WORK REQUIRED: Restate the full listing word for word and leave the pictures out.

DATA BLOCK:
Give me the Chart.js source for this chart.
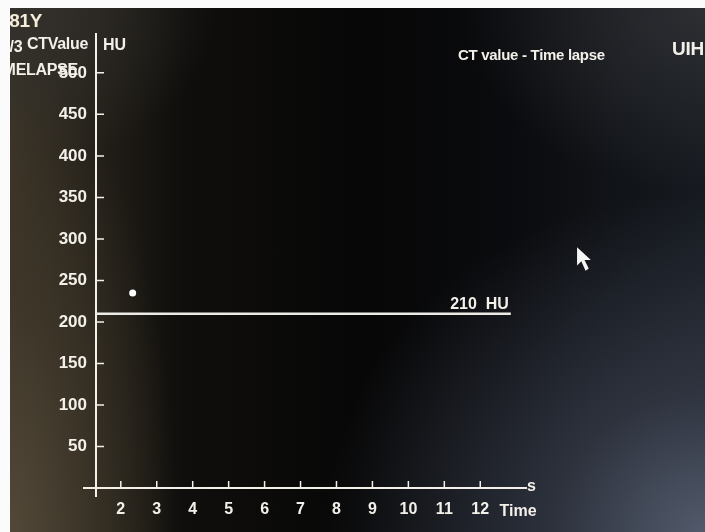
<!DOCTYPE html>
<html><head><meta charset="utf-8">
<script src="https://cdn.jsdelivr.net/npm/chart.js@4"></script>
<style>
html,body{margin:0;padding:0;width:705px;height:532px;overflow:hidden;background:#fff;position:relative;}
#bg{position:absolute;left:10px;top:8px;right:0;bottom:0;
 background:
  radial-gradient(ellipse 55% 65% at 100% 100%, rgba(82,90,107,1) 0%, rgba(58,64,78,0.7) 40%, rgba(30,34,42,0) 100%),
  radial-gradient(ellipse 24% 90% at 0% 100%, rgba(82,72,56,1) 0%, rgba(64,56,42,0.7) 50%, rgba(50,44,34,0) 100%),
  radial-gradient(ellipse 30% 30% at 0% 0%, rgba(50,48,44,1) 0%, rgba(50,48,44,0) 100%),
  radial-gradient(ellipse 35% 35% at 100% 0%, rgba(44,46,50,1) 0%, rgba(44,46,50,0) 100%),
  linear-gradient(to right, #3a3326 0%, #2a251d 8%, #0f0e0c 25%, #070707 50%, #0a0b0e 72%, #161a20 100%);}
#wrap{position:absolute;left:0;top:0;width:705px;height:532px;z-index:2;}
.t{position:absolute;color:#f3f0ea;font:bold 16px "Liberation Sans",Arial,sans-serif;white-space:nowrap;line-height:1;z-index:3;letter-spacing:-0.3px;}
.strip{position:absolute;background:#fbfbfb;z-index:5;}
#cursor{position:absolute;left:576px;top:246px;z-index:3;}
</style></head>
<body>
<div id="bg"></div>
<div id="wrap"><canvas id="c" width="705" height="532"></canvas></div>
<div class="t" style="left:-1px;top:11px;font-size:19px;color:#f5ecd8;">181Y</div>
<div class="t" style="left:1px;top:39px;font-size:16px;">2/3</div>
<div class="t" style="left:27px;top:36px;font-size:16px;">CTValue</div>
<div class="t" style="left:-11px;top:62px;font-size:16px;">TIMELAPSE</div>
<div class="t" style="left:458px;top:47px;font-size:15px;">CT value - Time lapse</div>
<div class="t" style="left:672px;top:39px;font-size:19px;">UIH</div>
<svg id="cursor" width="17" height="26" viewBox="0 0 16 24"><polygon points="1,1 1,18 5,14 9,23 12,21 8,13 14,13" fill="#f6f6f6"/></svg>
<div class="strip" style="left:0;top:0;width:10px;height:532px;"></div>
<div class="strip" style="left:0;top:0;width:705px;height:8px;"></div>
<script>
// ---- data ----
const xTickValues = [2, 3, 4, 5, 6, 7, 8, 9, 10, 11, 12];
const yTickValues = [50, 100, 150, 200, 250, 300, 350, 400, 450, 500];
const pointTimes = [2.33];
const pointValues = [235];
const thresholdValue = 210;
const thresholdLabel = '210  HU';
const thresholdTimes = [1.31, 12.85];
const xAxisTitle = 'Time';
const xAxisUnit = 's';
const yAxisUnit = 'HU';

const FG = '#f3f0ea';
const FONT = '"Liberation Sans", Arial, sans-serif';

const axesPlugin = {
  id: 'axesDraw',
  afterDraw(chart) {
    const {ctx, chartArea: a, scales: {x, y}} = chart;
    const x0 = a.left;
    const y0 = y.getPixelForValue(0);
    ctx.save();
    ctx.strokeStyle = FG;
    ctx.lineWidth = 2;
    ctx.beginPath();
    ctx.moveTo(x0, a.top); ctx.lineTo(x0, y0 + 9);
    ctx.moveTo(x0 - 13, y0); ctx.lineTo(a.right, y0);
    ctx.stroke();
    ctx.lineWidth = 1.5;
    ctx.beginPath();
    yTickValues.forEach(v => { const p = y.getPixelForValue(v); ctx.moveTo(x0, p); ctx.lineTo(x0 + 8, p); });
    xTickValues.forEach(v => { const p = x.getPixelForValue(v); ctx.moveTo(p, y0); ctx.lineTo(p, y0 - 7); });
    ctx.stroke();
    ctx.fillStyle = FG;
    ctx.font = 'bold 16px ' + FONT;
    ctx.textBaseline = 'middle';
    ctx.textAlign = 'left';
    ctx.fillText(yAxisUnit, x0 + 7, a.top + 13);
    ctx.fillText(xAxisUnit, a.right, y0 - 1);
    ctx.textAlign = 'center';
    ctx.fillText(xAxisTitle, a.right - 9, y0 + 24);
    ctx.textAlign = 'right';
    const lx = x.getPixelForValue(thresholdTimes[1]);
    const ly = y.getPixelForValue(thresholdValue);
    ctx.fillText(thresholdLabel, lx - 2, ly - 9);
    ctx.restore();
  }
};

new Chart(document.getElementById('c'), {
  type: 'scatter',
  data: {
    datasets: [
      {
        data: pointTimes.map((t, i) => ({x: t, y: pointValues[i]})),
        backgroundColor: '#ffffff', borderWidth: 0, pointRadius: 3.5
      },
      {
        type: 'line',
        data: thresholdTimes.map(t => ({x: t, y: thresholdValue})),
        borderColor: '#ecebe6', borderWidth: 2.5, pointRadius: 0, fill: false
      }
    ]
  },
  options: {
    responsive: false, animation: false,
    layout: {padding: {left: 0, right: 178, top: 33, bottom: 0}},
    plugins: {legend: {display: false}, tooltip: {enabled: false}, title: {display: false}},
    scales: {
      x: {
        type: 'linear', min: 1.31, max: 13.3, position: 'bottom',
        grid: {display: false, drawTicks: false}, border: {display: false},
        ticks: {color: FG, font: {family: FONT, size: 16, weight: 'bold'}, padding: 12, autoSkip: false, maxRotation: 0},
        afterBuildTicks: s => { s.ticks = xTickValues.map(v => ({value: v})); },
        afterFit: s => { s.height = 44; }
      },
      y: {
        type: 'linear', min: 0, max: 548, position: 'left',
        grid: {display: false, drawTicks: false}, border: {display: false},
        ticks: {color: FG, font: {family: FONT, size: 17, weight: 'bold'}, padding: 9, autoSkip: false},
        afterBuildTicks: s => { s.ticks = yTickValues.map(v => ({value: v})); },
        afterFit: s => { s.width = 96; }
      }
    }
  },
  plugins: [axesPlugin]
});
</script>
</body></html>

EXPECTED OUTPUT:
Give me the Chart.js source for this chart.
<!DOCTYPE html>
<html><head><meta charset="utf-8">
<script src="https://cdn.jsdelivr.net/npm/chart.js@4"></script>
<style>
html,body{margin:0;padding:0;width:705px;height:532px;overflow:hidden;background:#fff;position:relative;}
#bg{position:absolute;left:10px;top:8px;right:0;bottom:0;
 background:
  radial-gradient(ellipse 55% 65% at 100% 100%, rgba(82,90,107,1) 0%, rgba(58,64,78,0.7) 40%, rgba(30,34,42,0) 100%),
  radial-gradient(ellipse 24% 90% at 0% 100%, rgba(82,72,56,1) 0%, rgba(64,56,42,0.7) 50%, rgba(50,44,34,0) 100%),
  radial-gradient(ellipse 30% 30% at 0% 0%, rgba(50,48,44,1) 0%, rgba(50,48,44,0) 100%),
  radial-gradient(ellipse 35% 35% at 100% 0%, rgba(44,46,50,1) 0%, rgba(44,46,50,0) 100%),
  linear-gradient(to right, #3a3326 0%, #2a251d 8%, #0f0e0c 25%, #070707 50%, #0a0b0e 72%, #161a20 100%);}
#wrap{position:absolute;left:0;top:0;width:705px;height:532px;z-index:2;}
.t{position:absolute;color:#f3f0ea;font:bold 16px "Liberation Sans",Arial,sans-serif;white-space:nowrap;line-height:1;z-index:3;letter-spacing:-0.3px;}
.strip{position:absolute;background:#fbfbfb;z-index:5;}
#cursor{position:absolute;left:576px;top:246px;z-index:3;}
</style></head>
<body>
<div id="bg"></div>
<div id="wrap"><canvas id="c" width="705" height="532"></canvas></div>
<div class="t" style="left:-1px;top:11px;font-size:19px;color:#f5ecd8;">181Y</div>
<div class="t" style="left:1px;top:39px;font-size:16px;">2/3</div>
<div class="t" style="left:27px;top:36px;font-size:16px;">CTValue</div>
<div class="t" style="left:-11px;top:62px;font-size:16px;">TIMELAPSE</div>
<div class="t" style="left:458px;top:47px;font-size:15px;">CT value - Time lapse</div>
<div class="t" style="left:672px;top:39px;font-size:19px;">UIH</div>
<svg id="cursor" width="17" height="26" viewBox="0 0 16 24"><polygon points="1,1 1,18 5,14 9,23 12,21 8,13 14,13" fill="#f6f6f6"/></svg>
<div class="strip" style="left:0;top:0;width:10px;height:532px;"></div>
<div class="strip" style="left:0;top:0;width:705px;height:8px;"></div>
<script>
// ---- data ----
const xTickValues = [2, 3, 4, 5, 6, 7, 8, 9, 10, 11, 12];
const yTickValues = [50, 100, 150, 200, 250, 300, 350, 400, 450, 500];
const pointTimes = [2.33];
const pointValues = [235];
const thresholdValue = 210;
const thresholdLabel = '210  HU';
const thresholdTimes = [1.31, 12.85];
const xAxisTitle = 'Time';
const xAxisUnit = 's';
const yAxisUnit = 'HU';

const FG = '#f3f0ea';
const FONT = '"Liberation Sans", Arial, sans-serif';

const axesPlugin = {
  id: 'axesDraw',
  afterDraw(chart) {
    const {ctx, chartArea: a, scales: {x, y}} = chart;
    const x0 = a.left;
    const y0 = y.getPixelForValue(0);
    ctx.save();
    ctx.strokeStyle = FG;
    ctx.lineWidth = 2;
    ctx.beginPath();
    ctx.moveTo(x0, a.top); ctx.lineTo(x0, y0 + 9);
    ctx.moveTo(x0 - 13, y0); ctx.lineTo(a.right, y0);
    ctx.stroke();
    ctx.lineWidth = 1.5;
    ctx.beginPath();
    yTickValues.forEach(v => { const p = y.getPixelForValue(v); ctx.moveTo(x0, p); ctx.lineTo(x0 + 8, p); });
    xTickValues.forEach(v => { const p = x.getPixelForValue(v); ctx.moveTo(p, y0); ctx.lineTo(p, y0 - 7); });
    ctx.stroke();
    ctx.fillStyle = FG;
    ctx.font = 'bold 16px ' + FONT;
    ctx.textBaseline = 'middle';
    ctx.textAlign = 'left';
    ctx.fillText(yAxisUnit, x0 + 7, a.top + 13);
    ctx.fillText(xAxisUnit, a.right, y0 - 1);
    ctx.textAlign = 'center';
    ctx.fillText(xAxisTitle, a.right - 9, y0 + 24);
    ctx.textAlign = 'right';
    const lx = x.getPixelForValue(thresholdTimes[1]);
    const ly = y.getPixelForValue(thresholdValue);
    ctx.fillText(thresholdLabel, lx - 2, ly - 9);
    ctx.restore();
  }
};

new Chart(document.getElementById('c'), {
  type: 'scatter',
  data: {
    datasets: [
      {
        data: pointTimes.map((t, i) => ({x: t, y: pointValues[i]})),
        backgroundColor: '#ffffff', borderWidth: 0, pointRadius: 3.5
      },
      {
        type: 'line',
        data: thresholdTimes.map(t => ({x: t, y: thresholdValue})),
        borderColor: '#ecebe6', borderWidth: 2.5, pointRadius: 0, fill: false
      }
    ]
  },
  options: {
    responsive: false, animation: false,
    layout: {padding: {left: 0, right: 178, top: 33, bottom: 0}},
    plugins: {legend: {display: false}, tooltip: {enabled: false}, title: {display: false}},
    scales: {
      x: {
        type: 'linear', min: 1.31, max: 13.3, position: 'bottom',
        grid: {display: false, drawTicks: false}, border: {display: false},
        ticks: {color: FG, font: {family: FONT, size: 16, weight: 'bold'}, padding: 12, autoSkip: false, maxRotation: 0},
        afterBuildTicks: s => { s.ticks = xTickValues.map(v => ({value: v})); },
        afterFit: s => { s.height = 44; }
      },
      y: {
        type: 'linear', min: 0, max: 548, position: 'left',
        grid: {display: false, drawTicks: false}, border: {display: false},
        ticks: {color: FG, font: {family: FONT, size: 17, weight: 'bold'}, padding: 9, autoSkip: false},
        afterBuildTicks: s => { s.ticks = yTickValues.map(v => ({value: v})); },
        afterFit: s => { s.width = 96; }
      }
    }
  },
  plugins: [axesPlugin]
});
</script>
</body></html>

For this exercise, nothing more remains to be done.